- **WORK TO COMPLETE**
Repeat, exactly as written, every line from the one holding "Reproduce this chart with matplotlib." through the one holding "plt.rcParams['axes.formatter.use_mathtext'] = True". Leave out all other lines.

- **PROVIDED DATA**
.....

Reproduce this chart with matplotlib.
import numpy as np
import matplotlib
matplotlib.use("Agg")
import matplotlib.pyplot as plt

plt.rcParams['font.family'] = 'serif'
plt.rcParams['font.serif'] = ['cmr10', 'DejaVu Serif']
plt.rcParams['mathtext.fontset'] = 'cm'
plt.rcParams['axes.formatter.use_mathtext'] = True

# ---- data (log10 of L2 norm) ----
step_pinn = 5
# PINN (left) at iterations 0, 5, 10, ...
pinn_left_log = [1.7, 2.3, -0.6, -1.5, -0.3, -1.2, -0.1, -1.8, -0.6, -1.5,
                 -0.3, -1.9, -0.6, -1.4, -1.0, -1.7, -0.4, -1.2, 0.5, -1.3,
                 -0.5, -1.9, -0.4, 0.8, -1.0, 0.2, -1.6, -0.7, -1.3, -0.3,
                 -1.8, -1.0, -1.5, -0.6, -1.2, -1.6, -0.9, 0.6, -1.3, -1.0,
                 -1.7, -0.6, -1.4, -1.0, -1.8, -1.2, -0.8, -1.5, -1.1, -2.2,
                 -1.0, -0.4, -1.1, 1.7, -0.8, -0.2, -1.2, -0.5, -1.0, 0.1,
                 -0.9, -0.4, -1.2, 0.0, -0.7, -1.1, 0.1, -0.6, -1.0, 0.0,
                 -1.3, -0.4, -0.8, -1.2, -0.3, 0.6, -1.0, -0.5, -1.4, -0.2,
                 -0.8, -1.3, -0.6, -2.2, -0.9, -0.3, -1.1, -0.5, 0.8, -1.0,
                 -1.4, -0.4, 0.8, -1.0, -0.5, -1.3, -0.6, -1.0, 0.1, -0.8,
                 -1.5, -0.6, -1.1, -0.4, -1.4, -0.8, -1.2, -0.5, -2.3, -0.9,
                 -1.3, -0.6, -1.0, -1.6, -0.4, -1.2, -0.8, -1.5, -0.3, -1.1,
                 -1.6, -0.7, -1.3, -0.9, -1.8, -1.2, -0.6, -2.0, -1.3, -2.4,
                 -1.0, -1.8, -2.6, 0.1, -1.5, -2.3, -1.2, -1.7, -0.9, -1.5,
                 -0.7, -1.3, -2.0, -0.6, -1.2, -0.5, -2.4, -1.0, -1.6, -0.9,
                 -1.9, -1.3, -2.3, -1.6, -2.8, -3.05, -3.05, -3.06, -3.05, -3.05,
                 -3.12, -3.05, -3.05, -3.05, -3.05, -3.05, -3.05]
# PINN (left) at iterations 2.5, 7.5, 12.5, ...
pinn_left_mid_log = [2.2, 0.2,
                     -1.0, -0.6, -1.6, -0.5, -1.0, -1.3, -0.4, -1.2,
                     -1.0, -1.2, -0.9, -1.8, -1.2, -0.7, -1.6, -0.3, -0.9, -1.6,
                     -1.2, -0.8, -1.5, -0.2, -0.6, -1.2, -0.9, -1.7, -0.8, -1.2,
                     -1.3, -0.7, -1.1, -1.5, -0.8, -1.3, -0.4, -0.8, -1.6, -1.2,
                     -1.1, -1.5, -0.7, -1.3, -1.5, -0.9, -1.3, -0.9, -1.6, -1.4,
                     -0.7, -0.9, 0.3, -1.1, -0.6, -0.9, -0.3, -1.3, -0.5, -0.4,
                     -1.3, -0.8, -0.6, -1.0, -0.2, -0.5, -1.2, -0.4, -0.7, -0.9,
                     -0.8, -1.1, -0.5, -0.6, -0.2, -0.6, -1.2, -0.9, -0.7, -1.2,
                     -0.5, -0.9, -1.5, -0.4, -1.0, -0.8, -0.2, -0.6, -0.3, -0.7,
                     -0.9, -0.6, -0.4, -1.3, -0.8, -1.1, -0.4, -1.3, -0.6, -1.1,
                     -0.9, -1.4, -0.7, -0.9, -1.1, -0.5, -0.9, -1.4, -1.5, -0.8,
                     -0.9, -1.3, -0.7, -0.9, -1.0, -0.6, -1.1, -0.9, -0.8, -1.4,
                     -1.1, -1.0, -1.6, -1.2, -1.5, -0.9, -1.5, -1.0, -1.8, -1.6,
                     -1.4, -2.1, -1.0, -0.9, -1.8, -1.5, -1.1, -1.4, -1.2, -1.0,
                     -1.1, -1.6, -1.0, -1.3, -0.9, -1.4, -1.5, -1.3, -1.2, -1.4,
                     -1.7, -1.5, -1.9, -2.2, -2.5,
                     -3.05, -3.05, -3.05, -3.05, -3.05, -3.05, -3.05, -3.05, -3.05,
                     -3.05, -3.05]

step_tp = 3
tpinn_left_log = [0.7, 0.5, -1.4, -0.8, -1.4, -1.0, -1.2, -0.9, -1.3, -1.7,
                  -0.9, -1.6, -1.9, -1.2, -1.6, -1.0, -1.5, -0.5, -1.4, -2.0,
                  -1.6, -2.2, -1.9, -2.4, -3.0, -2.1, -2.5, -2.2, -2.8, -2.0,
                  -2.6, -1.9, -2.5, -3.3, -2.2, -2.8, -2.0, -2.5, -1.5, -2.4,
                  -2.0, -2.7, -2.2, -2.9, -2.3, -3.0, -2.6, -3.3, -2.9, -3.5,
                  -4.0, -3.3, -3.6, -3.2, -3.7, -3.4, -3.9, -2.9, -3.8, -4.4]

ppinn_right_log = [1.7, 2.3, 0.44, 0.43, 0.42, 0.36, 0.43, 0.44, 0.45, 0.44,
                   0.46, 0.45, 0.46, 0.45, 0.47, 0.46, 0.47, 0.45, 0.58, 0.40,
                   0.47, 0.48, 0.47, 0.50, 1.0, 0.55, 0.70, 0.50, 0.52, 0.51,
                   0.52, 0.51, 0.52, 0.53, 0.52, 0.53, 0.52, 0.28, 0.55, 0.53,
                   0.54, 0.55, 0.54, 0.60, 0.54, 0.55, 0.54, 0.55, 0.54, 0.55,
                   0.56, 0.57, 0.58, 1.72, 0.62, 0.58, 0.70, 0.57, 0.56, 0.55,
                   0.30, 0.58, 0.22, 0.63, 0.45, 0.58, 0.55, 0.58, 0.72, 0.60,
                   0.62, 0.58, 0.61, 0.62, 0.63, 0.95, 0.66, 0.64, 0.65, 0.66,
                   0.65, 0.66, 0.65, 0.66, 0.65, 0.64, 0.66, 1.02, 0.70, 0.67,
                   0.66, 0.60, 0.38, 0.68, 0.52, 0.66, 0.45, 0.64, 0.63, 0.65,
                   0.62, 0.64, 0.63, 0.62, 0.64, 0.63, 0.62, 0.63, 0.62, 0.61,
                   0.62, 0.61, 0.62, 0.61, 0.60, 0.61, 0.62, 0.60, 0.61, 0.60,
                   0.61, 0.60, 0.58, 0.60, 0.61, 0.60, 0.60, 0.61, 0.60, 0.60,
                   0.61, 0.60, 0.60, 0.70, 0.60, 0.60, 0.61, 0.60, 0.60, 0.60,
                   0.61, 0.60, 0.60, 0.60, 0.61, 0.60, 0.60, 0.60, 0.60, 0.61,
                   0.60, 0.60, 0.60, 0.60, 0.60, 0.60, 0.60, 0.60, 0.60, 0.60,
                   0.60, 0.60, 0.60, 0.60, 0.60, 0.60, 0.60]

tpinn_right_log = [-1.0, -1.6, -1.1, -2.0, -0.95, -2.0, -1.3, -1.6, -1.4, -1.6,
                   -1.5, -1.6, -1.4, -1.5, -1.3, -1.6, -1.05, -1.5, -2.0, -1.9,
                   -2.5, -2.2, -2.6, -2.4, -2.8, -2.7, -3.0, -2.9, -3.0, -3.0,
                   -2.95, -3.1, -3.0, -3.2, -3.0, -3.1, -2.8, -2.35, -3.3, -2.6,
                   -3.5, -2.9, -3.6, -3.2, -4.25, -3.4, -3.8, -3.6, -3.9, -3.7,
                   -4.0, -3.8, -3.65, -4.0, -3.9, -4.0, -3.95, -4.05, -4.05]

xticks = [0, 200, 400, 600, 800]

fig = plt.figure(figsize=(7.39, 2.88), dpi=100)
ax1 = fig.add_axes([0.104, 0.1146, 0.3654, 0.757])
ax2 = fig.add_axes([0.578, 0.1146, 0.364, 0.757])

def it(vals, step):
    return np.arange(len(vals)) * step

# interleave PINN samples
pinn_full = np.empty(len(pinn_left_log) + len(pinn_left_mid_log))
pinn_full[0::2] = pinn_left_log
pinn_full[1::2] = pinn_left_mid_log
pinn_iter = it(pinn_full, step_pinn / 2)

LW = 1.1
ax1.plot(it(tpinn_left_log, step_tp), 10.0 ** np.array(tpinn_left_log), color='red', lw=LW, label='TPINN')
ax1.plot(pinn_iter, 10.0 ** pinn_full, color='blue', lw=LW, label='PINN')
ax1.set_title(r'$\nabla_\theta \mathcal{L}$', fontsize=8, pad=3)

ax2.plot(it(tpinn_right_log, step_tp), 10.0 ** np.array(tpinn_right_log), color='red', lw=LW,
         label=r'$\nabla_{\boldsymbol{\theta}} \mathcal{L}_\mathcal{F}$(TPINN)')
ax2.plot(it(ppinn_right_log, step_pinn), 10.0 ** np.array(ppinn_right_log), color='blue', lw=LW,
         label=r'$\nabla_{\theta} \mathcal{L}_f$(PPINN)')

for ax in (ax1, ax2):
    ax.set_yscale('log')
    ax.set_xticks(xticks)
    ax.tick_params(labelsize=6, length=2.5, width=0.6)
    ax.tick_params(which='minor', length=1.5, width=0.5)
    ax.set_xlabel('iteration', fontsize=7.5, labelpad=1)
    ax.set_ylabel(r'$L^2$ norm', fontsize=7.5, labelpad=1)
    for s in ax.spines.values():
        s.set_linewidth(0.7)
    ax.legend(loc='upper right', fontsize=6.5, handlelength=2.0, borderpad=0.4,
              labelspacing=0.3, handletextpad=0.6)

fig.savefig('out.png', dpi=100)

.....

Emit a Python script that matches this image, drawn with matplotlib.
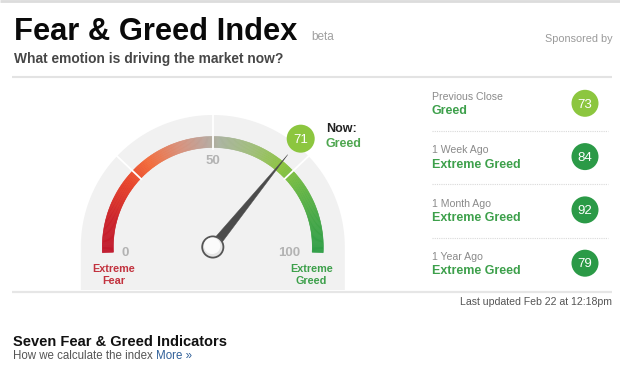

.....

- **WORKED SOLUTION**
Reproduce this chart with matplotlib.
import numpy as np
import matplotlib
matplotlib.use("Agg")
import matplotlib.pyplot as plt

plt.rcParams['font.family'] = 'serif'
plt.rcParams['font.serif'] = ['cmr10', 'DejaVu Serif']
plt.rcParams['mathtext.fontset'] = 'cm'
plt.rcParams['axes.formatter.use_mathtext'] = True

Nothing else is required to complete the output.